IFML Researchers Take Home Two Outstanding Paper Awards at NeurIPS

NeurIPS 2020

At the 2021 Conference on Neural Information Processing Systems, NeurIPS, six papers received Outstanding Paper Awards—two of them by IFML researchers. "A Universal Law of Robustness via Isoperimetry," co-authored by Sébastien Bubeck, and "MAUVE: Measuring the Gap Between Neural Text and Human Text using Divergence Frontiers," co-authored by Zaid Harchaoui.

Selected for "excellent clarity, insight, creativity, and potential for lasting impact," winning papers were announced via the NeurIPS blog along with summaries that detailed the award committee's selections.

A Universal Law of Robustness via Isoperimetry proposes a theoretical model to explain why many state-of-the-art deep networks require many more parameters than are necessary to smoothly fit the training data. In particular, under certain regularity conditions about the training distribution, the number of parameters needed for an O(1)-Lipschitz function to interpolate training data below the label noise scales as nd, where n is the number of training examples, and d is the dimensionality of the data. This result stands in stark contrast to conventional results stating that one needs n parameters for a function to interpolate the training data, and this extra factor of d appears necessary in order to smoothly interpolate. The theory is simple and elegant, and consistent with some empirical observations about the size of models that have robust generalization on MNIST classification. This work also offers a testable prediction about the model sizes needed to develop robust models for ImageNet classification.

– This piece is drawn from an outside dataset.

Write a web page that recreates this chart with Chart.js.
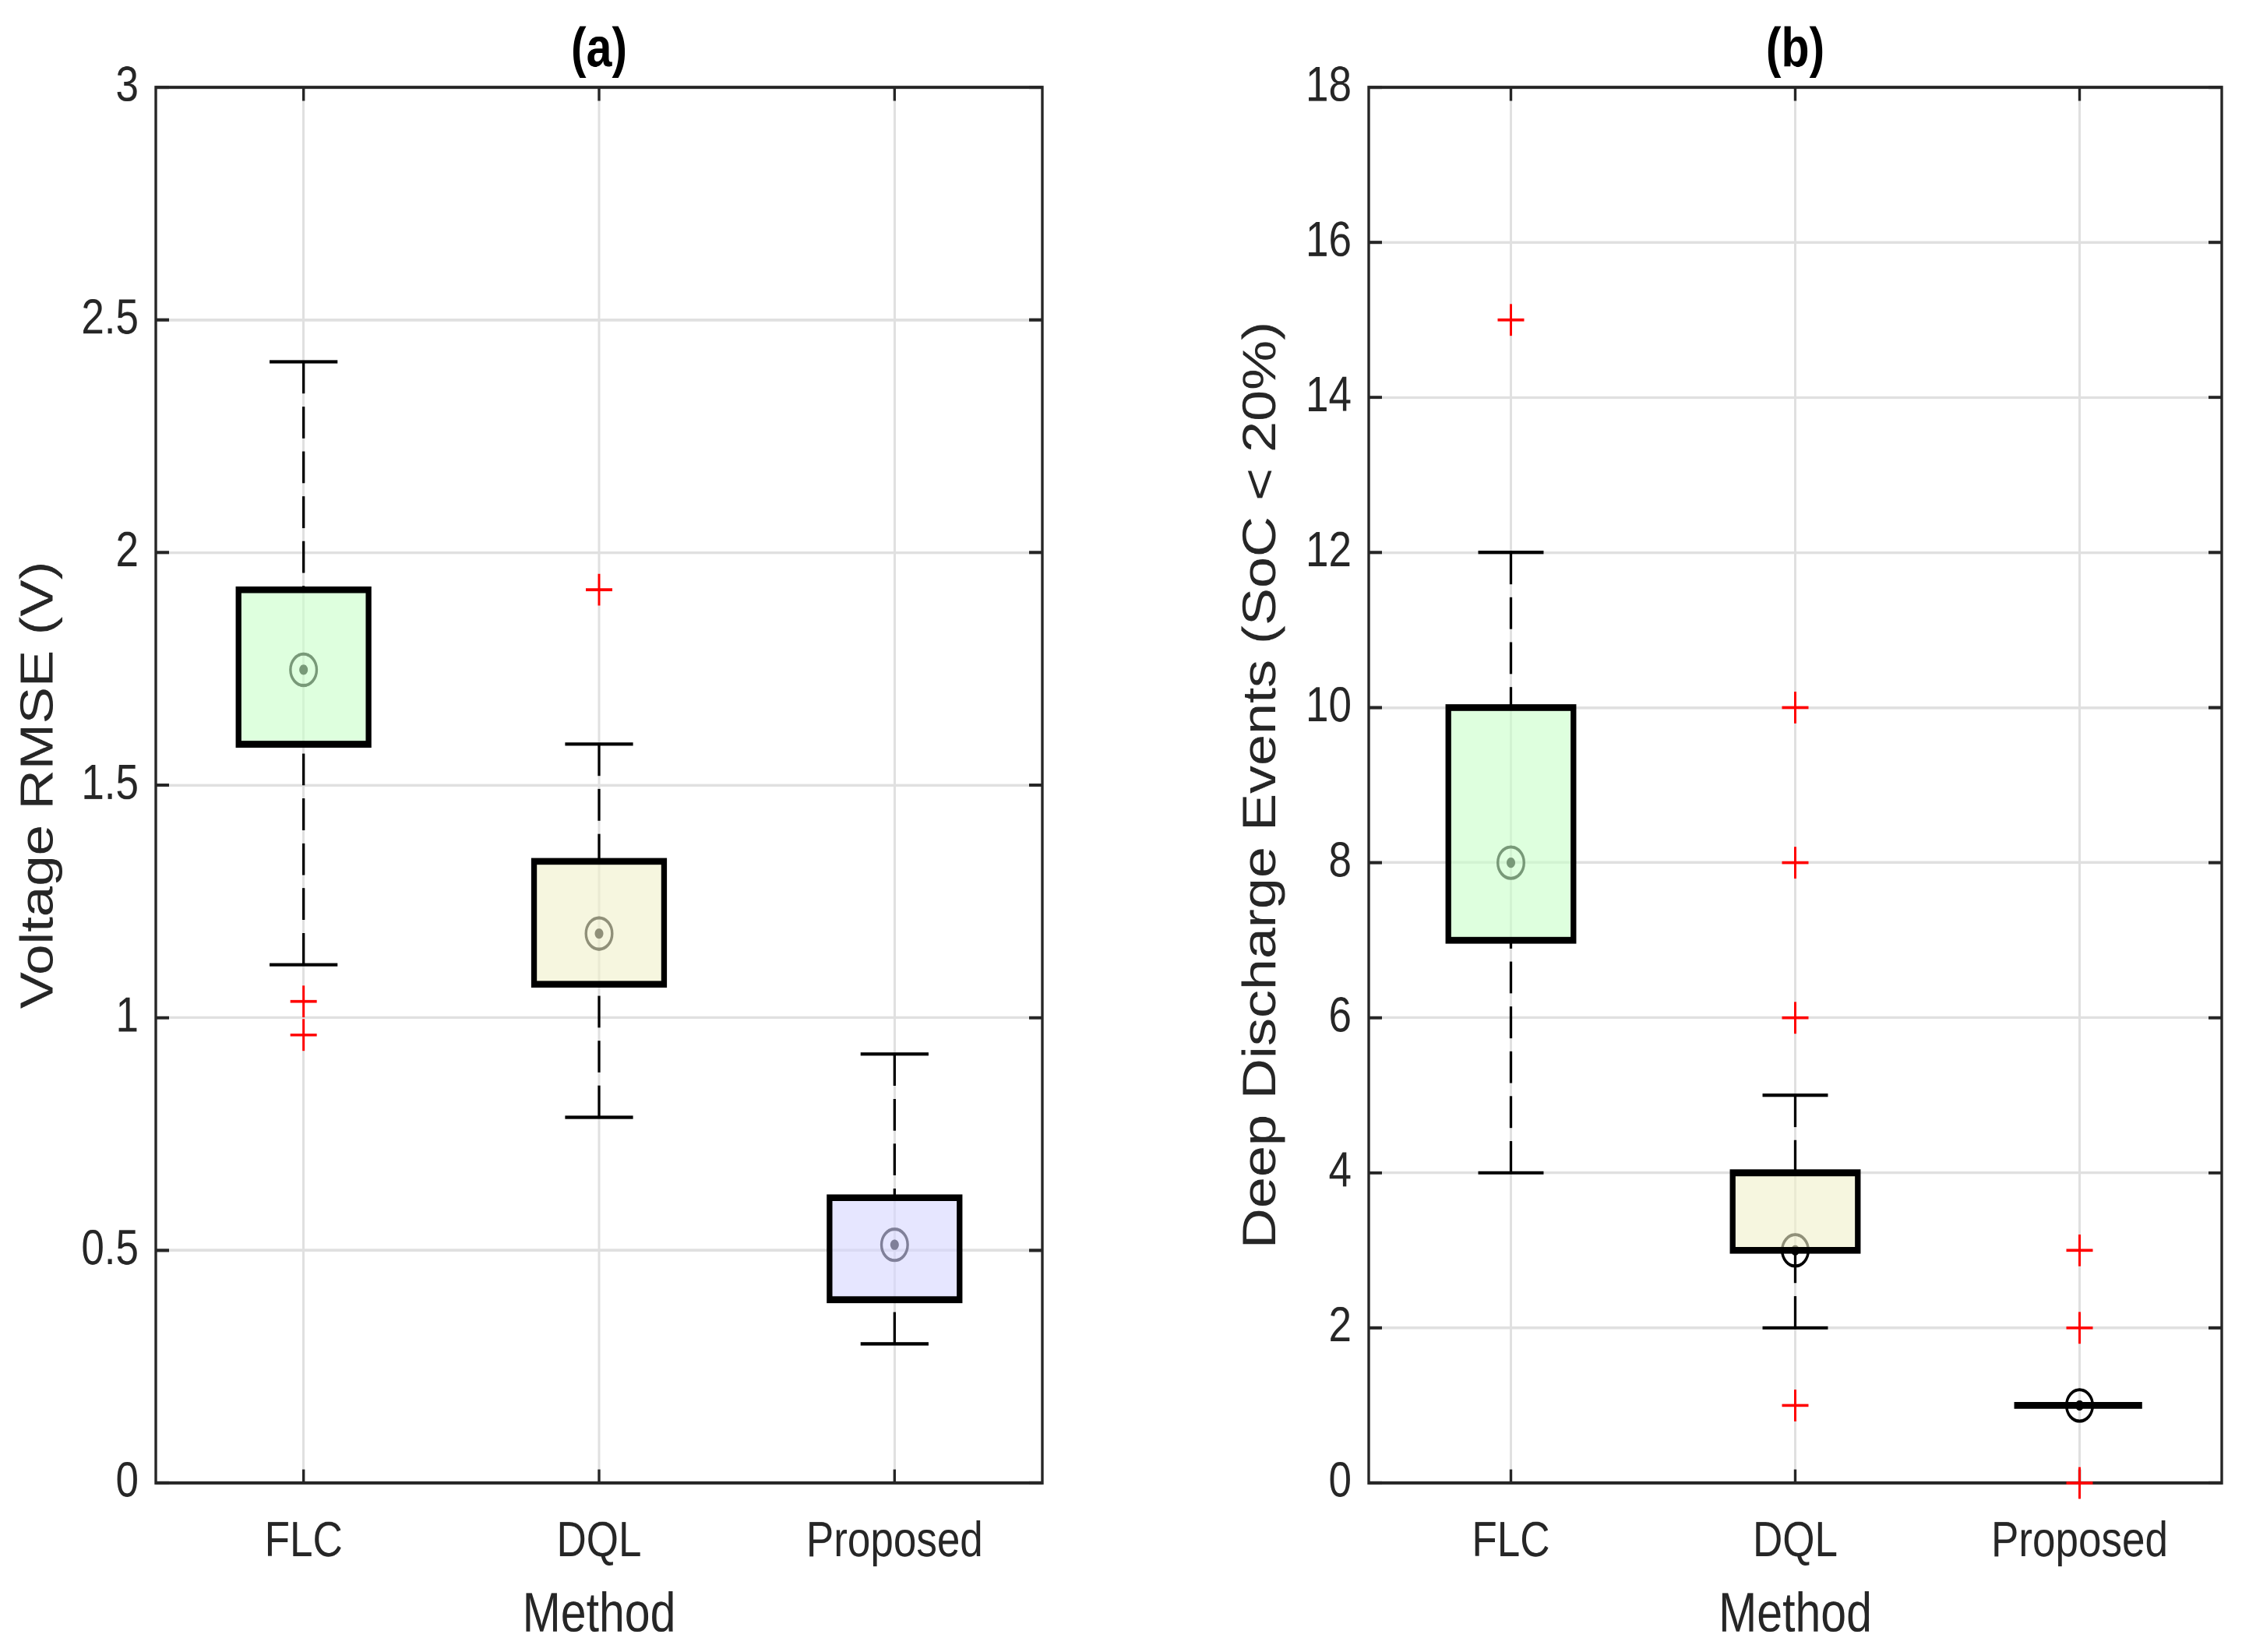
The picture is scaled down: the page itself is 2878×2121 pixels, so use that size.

MAUVE is a divergence measure to compare the distribution of model-generated text with the distribution of human-generated text. The idea is simple and elegant, and it basically uses a continuous family of (soft) KL divergence measures of quantized embeddings of the two texts being compared. The proposed MAUVE measure is essentially an integration over the continuous family of measures, and aims to capture both Type I error (generating unrealistic text) and Type II error (not capturing all possible human text). The empirical experiments demonstrate that MAUVE identifies the known patterns of model-generated text and correlates better with human judgements compared to previous divergence metrics. The paper is well-written, the research question is important in the context of rapid progress of open-ended text generation, and the results are clear.